▶ **TASK PROMPT**:
Reproduce from the records below, with no pictures, exactly the lines between the one containing "What Altair code" and the one containing "W, H = 807, 372", inclusive.

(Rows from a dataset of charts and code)
= = = =

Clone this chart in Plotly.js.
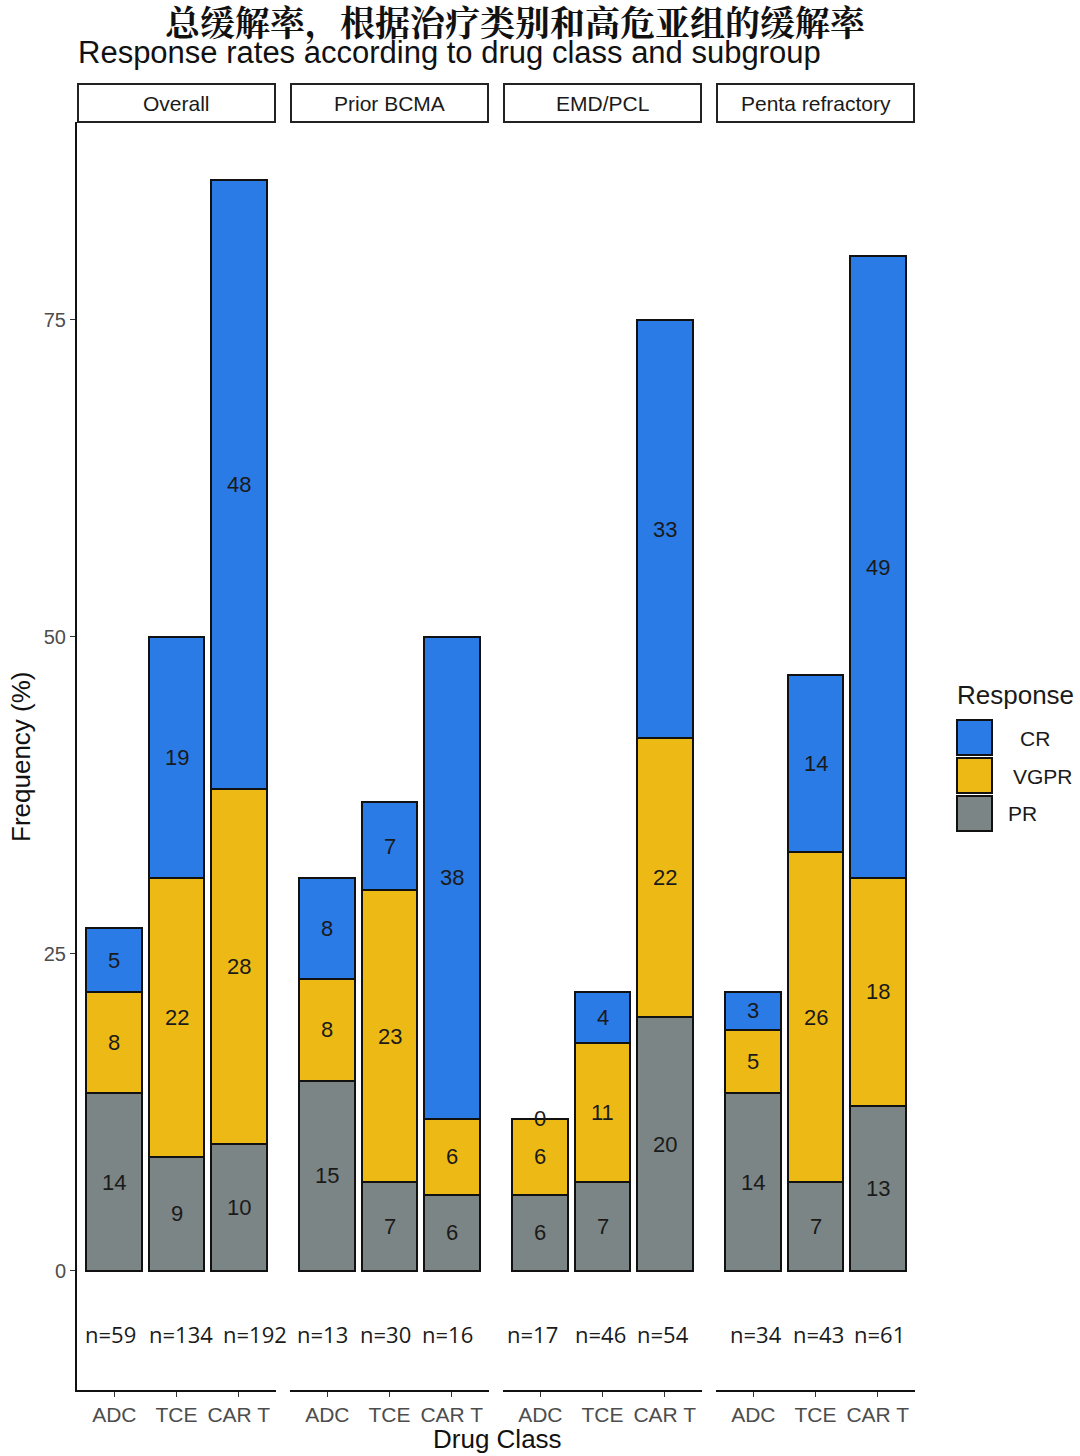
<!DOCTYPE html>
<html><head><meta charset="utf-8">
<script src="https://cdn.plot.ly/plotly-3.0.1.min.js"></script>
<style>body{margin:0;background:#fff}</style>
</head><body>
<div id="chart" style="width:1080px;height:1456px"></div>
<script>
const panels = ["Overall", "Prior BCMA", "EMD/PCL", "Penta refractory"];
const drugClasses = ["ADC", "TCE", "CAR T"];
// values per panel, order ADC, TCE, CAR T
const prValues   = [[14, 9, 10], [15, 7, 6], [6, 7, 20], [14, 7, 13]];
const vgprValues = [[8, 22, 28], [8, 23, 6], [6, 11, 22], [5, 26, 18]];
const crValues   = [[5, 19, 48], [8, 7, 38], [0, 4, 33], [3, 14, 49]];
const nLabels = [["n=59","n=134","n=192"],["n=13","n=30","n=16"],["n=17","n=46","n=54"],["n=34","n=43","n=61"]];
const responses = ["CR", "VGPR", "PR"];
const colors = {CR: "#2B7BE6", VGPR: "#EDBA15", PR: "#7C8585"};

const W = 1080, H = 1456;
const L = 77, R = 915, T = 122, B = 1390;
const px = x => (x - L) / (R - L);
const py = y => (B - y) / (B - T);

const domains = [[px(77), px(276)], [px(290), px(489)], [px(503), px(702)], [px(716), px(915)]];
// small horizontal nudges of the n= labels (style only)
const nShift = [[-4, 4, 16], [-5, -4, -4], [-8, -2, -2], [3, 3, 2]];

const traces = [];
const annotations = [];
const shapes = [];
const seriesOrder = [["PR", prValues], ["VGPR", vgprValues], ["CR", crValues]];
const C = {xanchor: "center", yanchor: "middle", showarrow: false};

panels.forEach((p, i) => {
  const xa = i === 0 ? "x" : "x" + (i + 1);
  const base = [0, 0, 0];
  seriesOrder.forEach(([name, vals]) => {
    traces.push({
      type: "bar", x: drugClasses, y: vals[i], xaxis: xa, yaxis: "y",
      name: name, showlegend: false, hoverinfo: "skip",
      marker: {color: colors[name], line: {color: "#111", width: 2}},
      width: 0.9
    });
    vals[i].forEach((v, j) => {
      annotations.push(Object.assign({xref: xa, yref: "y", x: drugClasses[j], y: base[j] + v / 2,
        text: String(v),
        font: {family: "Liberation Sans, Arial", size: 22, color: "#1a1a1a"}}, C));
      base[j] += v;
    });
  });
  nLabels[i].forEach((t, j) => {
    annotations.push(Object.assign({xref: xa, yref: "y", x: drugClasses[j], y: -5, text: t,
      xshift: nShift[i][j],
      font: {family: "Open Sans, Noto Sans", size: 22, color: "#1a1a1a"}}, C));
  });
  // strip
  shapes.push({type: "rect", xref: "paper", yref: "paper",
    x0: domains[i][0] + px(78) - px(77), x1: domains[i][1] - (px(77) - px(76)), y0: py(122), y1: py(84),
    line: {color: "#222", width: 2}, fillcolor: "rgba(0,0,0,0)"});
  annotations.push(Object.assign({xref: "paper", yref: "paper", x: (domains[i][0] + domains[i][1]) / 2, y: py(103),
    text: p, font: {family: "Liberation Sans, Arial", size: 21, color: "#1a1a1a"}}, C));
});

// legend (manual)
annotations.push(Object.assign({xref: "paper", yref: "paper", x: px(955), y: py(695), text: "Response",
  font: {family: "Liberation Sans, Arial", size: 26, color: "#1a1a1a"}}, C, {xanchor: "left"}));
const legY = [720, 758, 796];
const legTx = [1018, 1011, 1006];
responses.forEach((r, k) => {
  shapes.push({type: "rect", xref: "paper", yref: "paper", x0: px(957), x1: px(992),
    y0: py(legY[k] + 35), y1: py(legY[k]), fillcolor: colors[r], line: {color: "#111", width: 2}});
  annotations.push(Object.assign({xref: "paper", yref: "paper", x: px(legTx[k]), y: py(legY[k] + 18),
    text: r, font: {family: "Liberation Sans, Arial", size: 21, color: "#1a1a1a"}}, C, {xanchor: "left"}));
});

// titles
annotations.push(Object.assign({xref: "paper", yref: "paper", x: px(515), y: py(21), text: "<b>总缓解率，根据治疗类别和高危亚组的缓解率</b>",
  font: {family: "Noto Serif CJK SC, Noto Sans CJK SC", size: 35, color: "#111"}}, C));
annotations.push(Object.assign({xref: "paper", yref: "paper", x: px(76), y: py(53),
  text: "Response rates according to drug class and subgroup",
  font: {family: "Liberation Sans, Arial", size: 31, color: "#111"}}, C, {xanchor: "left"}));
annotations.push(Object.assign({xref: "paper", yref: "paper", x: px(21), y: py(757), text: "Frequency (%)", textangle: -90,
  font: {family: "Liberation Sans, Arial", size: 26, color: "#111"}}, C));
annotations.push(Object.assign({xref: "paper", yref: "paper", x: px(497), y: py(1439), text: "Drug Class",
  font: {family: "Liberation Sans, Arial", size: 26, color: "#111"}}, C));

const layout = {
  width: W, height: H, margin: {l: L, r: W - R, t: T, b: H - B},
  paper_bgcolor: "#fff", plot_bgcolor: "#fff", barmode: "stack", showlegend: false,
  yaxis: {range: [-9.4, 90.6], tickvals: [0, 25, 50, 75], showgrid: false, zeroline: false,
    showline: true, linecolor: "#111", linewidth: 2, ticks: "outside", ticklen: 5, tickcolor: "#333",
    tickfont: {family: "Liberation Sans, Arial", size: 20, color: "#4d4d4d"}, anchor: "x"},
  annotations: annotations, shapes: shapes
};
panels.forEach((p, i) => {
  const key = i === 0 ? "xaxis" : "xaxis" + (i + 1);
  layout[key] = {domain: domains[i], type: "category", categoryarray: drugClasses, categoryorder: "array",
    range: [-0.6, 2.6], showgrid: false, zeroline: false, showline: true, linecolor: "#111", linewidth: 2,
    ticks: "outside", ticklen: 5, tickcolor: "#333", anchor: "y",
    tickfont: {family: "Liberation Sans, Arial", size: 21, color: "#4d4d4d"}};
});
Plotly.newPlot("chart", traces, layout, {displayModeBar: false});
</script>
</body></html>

= = = =

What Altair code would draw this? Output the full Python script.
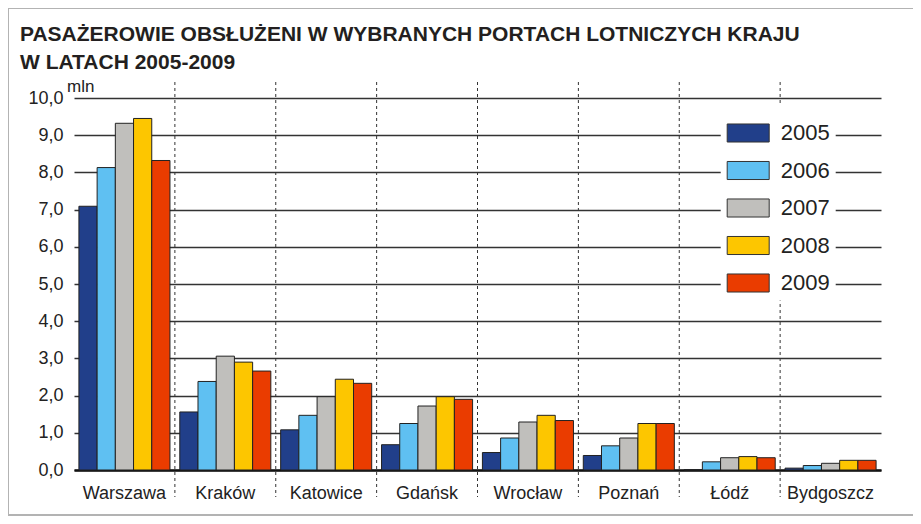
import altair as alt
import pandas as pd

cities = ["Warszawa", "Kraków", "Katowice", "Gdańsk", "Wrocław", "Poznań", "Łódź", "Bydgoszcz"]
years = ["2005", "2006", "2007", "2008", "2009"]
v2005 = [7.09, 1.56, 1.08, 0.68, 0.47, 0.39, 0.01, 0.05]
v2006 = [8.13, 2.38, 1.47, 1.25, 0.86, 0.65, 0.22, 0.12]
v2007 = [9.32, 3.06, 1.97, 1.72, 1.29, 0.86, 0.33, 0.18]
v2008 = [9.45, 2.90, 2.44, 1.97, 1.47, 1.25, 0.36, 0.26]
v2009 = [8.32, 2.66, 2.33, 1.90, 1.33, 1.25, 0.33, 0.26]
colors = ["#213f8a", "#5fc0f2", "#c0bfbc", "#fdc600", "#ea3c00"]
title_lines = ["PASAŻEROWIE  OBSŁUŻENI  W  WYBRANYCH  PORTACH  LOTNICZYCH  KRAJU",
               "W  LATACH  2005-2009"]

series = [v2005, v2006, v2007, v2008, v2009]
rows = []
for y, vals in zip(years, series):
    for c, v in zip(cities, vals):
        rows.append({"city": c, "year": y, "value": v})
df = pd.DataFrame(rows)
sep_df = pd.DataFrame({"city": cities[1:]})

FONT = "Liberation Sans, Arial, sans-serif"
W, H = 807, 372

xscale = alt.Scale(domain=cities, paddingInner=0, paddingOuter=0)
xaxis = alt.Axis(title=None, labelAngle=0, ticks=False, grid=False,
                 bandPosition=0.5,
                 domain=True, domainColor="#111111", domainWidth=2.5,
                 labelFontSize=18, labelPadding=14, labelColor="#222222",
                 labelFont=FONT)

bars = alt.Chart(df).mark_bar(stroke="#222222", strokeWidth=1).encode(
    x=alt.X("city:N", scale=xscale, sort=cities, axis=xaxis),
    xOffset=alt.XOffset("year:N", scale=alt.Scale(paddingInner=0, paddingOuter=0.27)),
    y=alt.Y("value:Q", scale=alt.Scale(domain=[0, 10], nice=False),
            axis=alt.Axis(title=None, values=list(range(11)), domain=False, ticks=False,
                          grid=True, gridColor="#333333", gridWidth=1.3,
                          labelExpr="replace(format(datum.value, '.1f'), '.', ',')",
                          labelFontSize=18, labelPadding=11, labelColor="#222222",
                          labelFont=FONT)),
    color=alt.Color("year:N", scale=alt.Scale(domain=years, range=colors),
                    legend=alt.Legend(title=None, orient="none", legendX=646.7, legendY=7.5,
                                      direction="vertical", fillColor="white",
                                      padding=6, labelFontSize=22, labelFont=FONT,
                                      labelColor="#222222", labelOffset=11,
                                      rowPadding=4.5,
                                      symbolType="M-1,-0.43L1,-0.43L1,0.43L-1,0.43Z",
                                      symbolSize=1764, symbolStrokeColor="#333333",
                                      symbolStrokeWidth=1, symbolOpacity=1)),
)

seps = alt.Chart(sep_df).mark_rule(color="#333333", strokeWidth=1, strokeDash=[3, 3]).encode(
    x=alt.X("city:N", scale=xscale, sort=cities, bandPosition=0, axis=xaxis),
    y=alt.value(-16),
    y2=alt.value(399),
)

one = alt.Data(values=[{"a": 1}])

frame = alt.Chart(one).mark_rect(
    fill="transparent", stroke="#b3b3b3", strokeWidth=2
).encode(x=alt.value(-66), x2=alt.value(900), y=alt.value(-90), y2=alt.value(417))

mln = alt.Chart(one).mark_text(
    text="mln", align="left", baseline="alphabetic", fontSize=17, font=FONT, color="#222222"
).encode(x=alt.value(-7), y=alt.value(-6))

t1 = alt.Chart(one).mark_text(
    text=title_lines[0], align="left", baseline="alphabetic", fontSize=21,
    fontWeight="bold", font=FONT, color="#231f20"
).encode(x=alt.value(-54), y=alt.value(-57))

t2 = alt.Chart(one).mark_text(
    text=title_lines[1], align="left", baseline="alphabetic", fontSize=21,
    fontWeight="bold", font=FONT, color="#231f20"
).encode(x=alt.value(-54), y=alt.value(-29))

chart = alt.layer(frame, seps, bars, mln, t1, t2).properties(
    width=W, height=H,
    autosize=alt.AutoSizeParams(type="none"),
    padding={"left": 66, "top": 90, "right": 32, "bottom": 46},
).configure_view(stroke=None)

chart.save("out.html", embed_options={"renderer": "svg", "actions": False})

= = = =

▶ **OUTPUT OF THE EXERCISE**:
What Altair code would draw this? Output the full Python script.
import altair as alt
import pandas as pd

cities = ["Warszawa", "Kraków", "Katowice", "Gdańsk", "Wrocław", "Poznań", "Łódź", "Bydgoszcz"]
years = ["2005", "2006", "2007", "2008", "2009"]
v2005 = [7.09, 1.56, 1.08, 0.68, 0.47, 0.39, 0.01, 0.05]
v2006 = [8.13, 2.38, 1.47, 1.25, 0.86, 0.65, 0.22, 0.12]
v2007 = [9.32, 3.06, 1.97, 1.72, 1.29, 0.86, 0.33, 0.18]
v2008 = [9.45, 2.90, 2.44, 1.97, 1.47, 1.25, 0.36, 0.26]
v2009 = [8.32, 2.66, 2.33, 1.90, 1.33, 1.25, 0.33, 0.26]
colors = ["#213f8a", "#5fc0f2", "#c0bfbc", "#fdc600", "#ea3c00"]
title_lines = ["PASAŻEROWIE  OBSŁUŻENI  W  WYBRANYCH  PORTACH  LOTNICZYCH  KRAJU",
               "W  LATACH  2005-2009"]

series = [v2005, v2006, v2007, v2008, v2009]
rows = []
for y, vals in zip(years, series):
    for c, v in zip(cities, vals):
        rows.append({"city": c, "year": y, "value": v})
df = pd.DataFrame(rows)
sep_df = pd.DataFrame({"city": cities[1:]})

FONT = "Liberation Sans, Arial, sans-serif"
W, H = 807, 372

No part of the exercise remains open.